The next time I went to Billia Croo I took a rucksack and set off hoping it might still be there. It was, and I squeezed it inside and brought it home.

Then another idea grew – I’d been writing, through the lockdown, a series of renga (a form of collaborative poetry originating in Japan) by email with different groups of people. When you lead a renga you don’t put your own verses in, or rarely, so I had this collection of unused verses I’d written during the lockdown months, all relating to Orkney. So I decided to write them on the float. 

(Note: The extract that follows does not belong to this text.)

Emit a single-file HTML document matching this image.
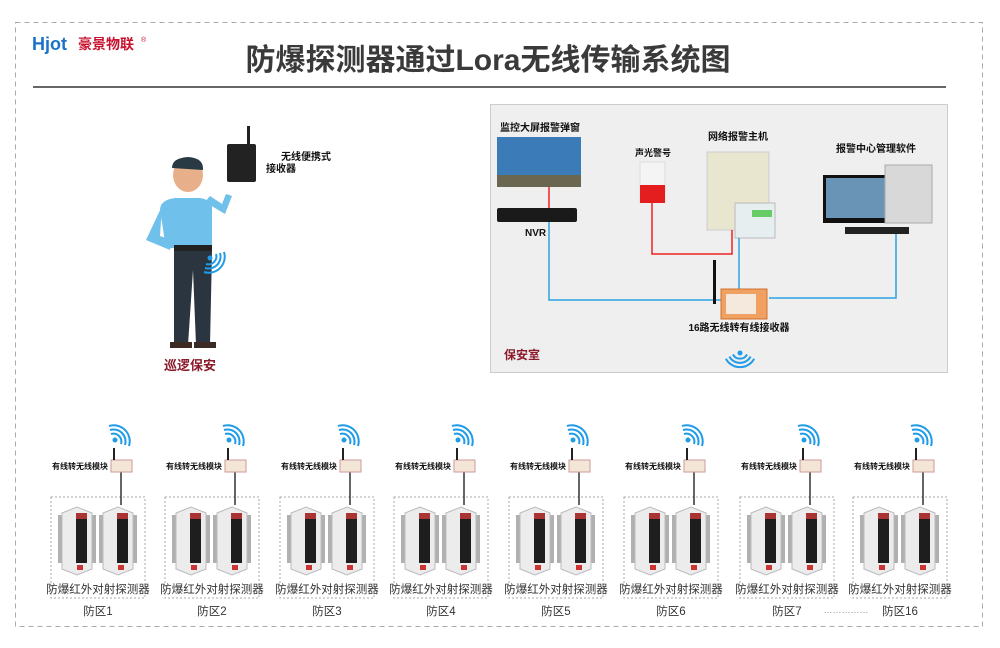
<!DOCTYPE html>
<html><head><meta charset="utf-8"><style>
body{margin:0;background:#fff;}
svg{display:block;font-family:"Liberation Sans","Noto Sans CJK SC",sans-serif;}
</style></head><body>
<svg width="1000" height="648" viewBox="0 0 1000 648" xmlns="http://www.w3.org/2000/svg">
<defs>
<g id="wifi" fill="none" stroke="#1f9be8" stroke-width="2">
 <circle cx="0" cy="0" r="2.5" fill="#1f9be8" stroke="none"/>
 <path d="M-4,-6 A8,8 0 0 1 6,4"/>
 <path d="M-5,-10 A12,12 0 0 1 10,5"/>
 <path d="M-6,-14 A16,16 0 0 1 14,6"/>
</g>
<g id="det">
 <rect x="-4" y="8" width="5" height="48" fill="#b0b0b0"/>
 <rect x="29" y="8" width="5" height="48" fill="#b0b0b0"/>
 <path d="M0,6 L15,0 L30,6 L30,62 L15,68 L0,62 Z" fill="#ececec" stroke="#bbb"/>
 <rect x="14" y="12" width="11" height="44" fill="#1e1e1e"/>
 <rect x="14" y="6" width="11" height="6" fill="#a33"/>
 <rect x="15" y="58" width="6" height="5" fill="#c33"/>
</g>
<g id="zone">
 <rect x="0" y="0" width="94" height="101" fill="none" stroke="#aaa" stroke-dasharray="2,2"/>
 <use href="#det" x="11" y="10"/>
 <use href="#det" x="52" y="10"/>
 <line x1="70" y1="-25" x2="70" y2="8" stroke="#333" stroke-width="1.5"/>
 <rect x="60" y="-37" width="21" height="12" fill="#f3e6d6" stroke="#c99" />
 <line x1="63" y1="-49" x2="63" y2="-37" stroke="#222" stroke-width="2"/>
 <use href="#wifi" x="64" y="-57"/>
</g>
</defs>

<rect x="15.5" y="22.5" width="967" height="604" fill="none" stroke="#aaa" stroke-dasharray="5,4"/>
<text x="32" y="50" font-size="18" font-weight="bold" fill="#1a73c7">Hjot</text>
<text x="78" y="49" font-size="14" font-weight="bold" fill="#c8102e">豪景物联</text>
<text x="141" y="42" font-size="7" fill="#c8102e">®</text>
<text x="488" y="70" font-size="30" font-weight="bold" fill="#3a3a3a" text-anchor="middle">防爆探测器通过Lora无线传输系统图</text>
<line x1="33" y1="87" x2="946" y2="87" stroke="#333" stroke-width="1.5"/>

<!-- guard -->
<rect x="227" y="144" width="29" height="38" fill="#222" rx="2"/>
<rect x="247" y="126" width="3" height="18" fill="#222"/>
<text x="281" y="160" font-size="10" font-weight="bold" fill="#111">无线便携式</text>
<text x="266" y="172" font-size="10" font-weight="bold" fill="#111">接收器</text>
<ellipse cx="188" cy="175" rx="15" ry="17" fill="#e7b08a"/>
<path d="M172,168 Q172,158 188,157 Q204,158 203,170 Z" fill="#2a3a44"/>
<path d="M160,210 Q160,200 175,198 L200,198 Q213,200 212,210 L212,248 L166,248 Z" fill="#6fc0ea"/>
<path d="M162,206 L146,240 L170,250 L172,240 L160,236 Z" fill="#6fc0ea"/>
<path d="M205,202 L225,214 L232,196 L226,194 L222,204 L210,196 Z" fill="#6fc0ea"/>
<rect x="174" y="245" width="38" height="6" fill="#222"/>
<path d="M174,251 L212,251 L210,345 L196,345 L193,270 L188,345 L174,345 Z" fill="#2a3540"/>
<rect x="170" y="342" width="22" height="6" fill="#3a2a22"/>
<rect x="194" y="342" width="22" height="6" fill="#3a2a22"/>
<use href="#wifi" x="210" y="258" transform="rotate(90 210 258)"/>
<text x="190" y="370" font-size="13" font-weight="bold" fill="#8b1a2b" text-anchor="middle">巡逻保安</text>

<!-- security room -->
<rect x="490.5" y="104.5" width="457" height="268" fill="#efefef" stroke="#ccc"/>
<text x="500" y="131" font-size="10" font-weight="bold" fill="#111">监控大屏报警弹窗</text>
<rect x="497" y="137" width="84" height="50" fill="#3b7bb8"/>
<rect x="497" y="175" width="84" height="12" fill="#6a6650"/>
<rect x="497" y="208" width="80" height="14" fill="#1a1a1a" rx="2"/>
<line x1="549" y1="187" x2="549" y2="208" stroke="#e22" stroke-width="1.5"/>
<text x="525" y="236" font-size="10" font-weight="bold" fill="#111">NVR</text>
<text x="635" y="156" font-size="9" font-weight="bold" fill="#111">声光警号</text>
<rect x="640" y="162" width="25" height="40" fill="#f4f4f4" stroke="#ddd"/>
<rect x="640" y="185" width="25" height="18" fill="#e41e1e"/>
<text x="708" y="140" font-size="10" font-weight="bold" fill="#111">网络报警主机</text>
<rect x="707" y="152" width="62" height="78" fill="#e9e6cf" stroke="#ccc"/>
<rect x="735" y="203" width="40" height="35" fill="#e6eef0" stroke="#bbb"/>
<rect x="752" y="210" width="20" height="7" fill="#6c6"/>
<text x="836" y="152" font-size="10" font-weight="bold" fill="#111">报警中心管理软件</text>
<rect x="823" y="175" width="74" height="48" fill="#111"/>
<rect x="826" y="178" width="68" height="40" fill="#6a94b6"/>
<rect x="885" y="165" width="47" height="58" fill="#d8d8d8" stroke="#aaa"/>
<rect x="845" y="227" width="64" height="7" fill="#222"/>
<polyline points="549,222 549,300 723,300" fill="none" stroke="#2aa4e2" stroke-width="1.5"/>
<polyline points="652,203 652,254 732,254 732,230" fill="none" stroke="#e22" stroke-width="1.5"/>
<line x1="739" y1="238" x2="739" y2="290" stroke="#2aa4e2" stroke-width="1.5"/>
<polyline points="769,298 896,298 896,234" fill="none" stroke="#2aa4e2" stroke-width="1.5"/>
<rect x="713" y="260" width="3" height="44" fill="#111"/>
<rect x="721" y="289" width="46" height="30" fill="#f0a060" stroke="#d07030"/>
<rect x="726" y="294" width="30" height="20" fill="#f5e8dc"/>
<text x="739" y="331" font-size="10" font-weight="bold" fill="#111" text-anchor="middle">16路无线转有线接收器</text>
<text x="504" y="359" font-size="12" font-weight="bold" fill="#8b1a2b">保安室</text>
<use href="#wifi" x="740" y="353" transform="rotate(135 740 353)"/>

<!-- zones -->
<g font-size="11.5" fill="#333" text-anchor="middle">
<use href="#zone" x="51" y="497"/><use href="#zone" x="165" y="497"/><use href="#zone" x="280" y="497"/><use href="#zone" x="394" y="497"/>
<use href="#zone" x="509" y="497"/><use href="#zone" x="624" y="497"/><use href="#zone" x="740" y="497"/><use href="#zone" x="853" y="497"/>
<text x="98" y="593">防爆红外对射探测器</text><text x="212" y="593">防爆红外对射探测器</text><text x="327" y="593">防爆红外对射探测器</text><text x="441" y="593">防爆红外对射探测器</text>
<text x="556" y="593">防爆红外对射探测器</text><text x="671" y="593">防爆红外对射探测器</text><text x="787" y="593">防爆红外对射探测器</text><text x="900" y="593">防爆红外对射探测器</text>
<text x="98" y="615">防区1</text><text x="212" y="615">防区2</text><text x="327" y="615">防区3</text><text x="441" y="615">防区4</text>
<text x="556" y="615">防区5</text><text x="671" y="615">防区6</text><text x="787" y="615">防区7</text><text x="900" y="615">防区16</text>
<text x="846" y="613" font-size="9" fill="#888">……………</text>
</g>
<g font-size="8" font-weight="bold" fill="#111" text-anchor="end">
<text x="108" y="469">有线转无线模块</text><text x="222" y="469">有线转无线模块</text><text x="337" y="469">有线转无线模块</text><text x="451" y="469">有线转无线模块</text>
<text x="566" y="469">有线转无线模块</text><text x="681" y="469">有线转无线模块</text><text x="797" y="469">有线转无线模块</text><text x="910" y="469">有线转无线模块</text>
</g>
</svg>
</body></html>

Then at last, in the summer, I was able to go south to visit my parents. I took the float with me and on my way back to catch the ferry from Scrabster, I put Fiona’s new address into the satnav and had a beautiful drive through tree-lined lanes and burgeoning hedgerows to her house. 

As it turned out there was no one at home so I left the float on the doorstep. Then it was back to the A9 and the road home.”

Then…….Fiona sent me Yvonne’s Renga verses, as written on the round ….

“How they cling to these rocks!

Limpets in lockdown.

A pink float at Billia Croo high and dry on waves of stone.

Blue rope and barnacles festoon a beached tree.

A white float at Breckness; tangled rope; three mermaid’s purses.

Like a wandering star the space station drifts above the Hoy hills.

Mountain hares on the Cuilags tundra.

The shadow of eagle wings.”

And the Tale of the Renga Round came full circle!

There’s a lot in those few lines………I particularly like …….‘Limpets in lockdown’……..’Like a wandering star the space station’ ……….’The shadow of eagle wings’ ……..over Hoy. 

Eagle wings over Hoy were only a shadow of times past………until recently.